Cuando las máquinas empiezan a sustituirnos en actividades intelectuales –como la resolución de problemas lógicos y matemáticos, la redacción de textos, su comprensión y el razonamiento sobre su contenido-, las personas podemos experimentar una pérdida de sentido de utilidad y, lo que aún es peor, podemos debilitar la capacidad real de hacerlo nosotros y utilizarlo para saber, saber hacer y crear. En lugar de ser agentes activos en la adquisición de conocimiento, el pensamiento y la creación, pasaríamos a ser observadores pasivos del quehacer de las máquinas. 

Delegar excesivamente en la inteligencia artificial no solo nos hace dependientes de la tecnología, sino que también puede atrofiar nuestras habilidades cognitivas o incluso evitar que se adquieran, algo especialmente preocupante en el caso de las futuras generaciones.

Si el desarrollo del lenguaje y la comunicación está en la base de nuestra capacidad para construir ideas, persuadir y entender el mundo, la delegación indiscriminada a la IA podría erosionar nuestra humanidad. 

En la medida en que ni podemos ni es positivo que detengamos nuestra capacidad de crear máquinas cada vez más capaces e inteligentes, la solución ha de ser cambiar la forma en la que se educa. Nuestros jóvenes y, sobre todo, las aún niñas y niños, han de ser formados más que nada en lo que nos hace singularmente humanos y no recibir una educación mecanizada. Mecanizada, no tanto por el uso de la tecnología sino por insistir empecinadamente en aquello que ya las máquinas hacen mucho mejor que nosotros: memorizar y reproducir lo así aprendido.  

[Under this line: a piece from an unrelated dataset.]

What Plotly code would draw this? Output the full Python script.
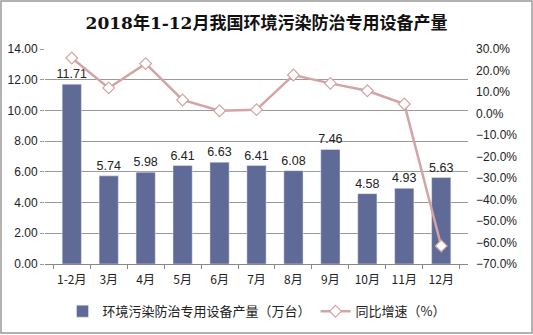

La educación debe reforzar el pensamiento crítico, la ética tecnológica y la creatividad. Enseñar a programar, interpretar datos y trabajar con IA es importante, pero también lo es garantizar que los estudiantes sepan pensar y comunicarse sin depender de la máquina.  

Isaac Asimov decía que el aspecto más triste de la vida era que la ciencia gana en conocimiento más rápido de lo que la sociedad lo hace en sabiduría. Hoy esa tristeza puede pasar a ser una depresión crónica si la tecnología adquiere inteligencia a medida que nosotros perdemos la nuestra, hasta el punto incluso de deshumanizarnos.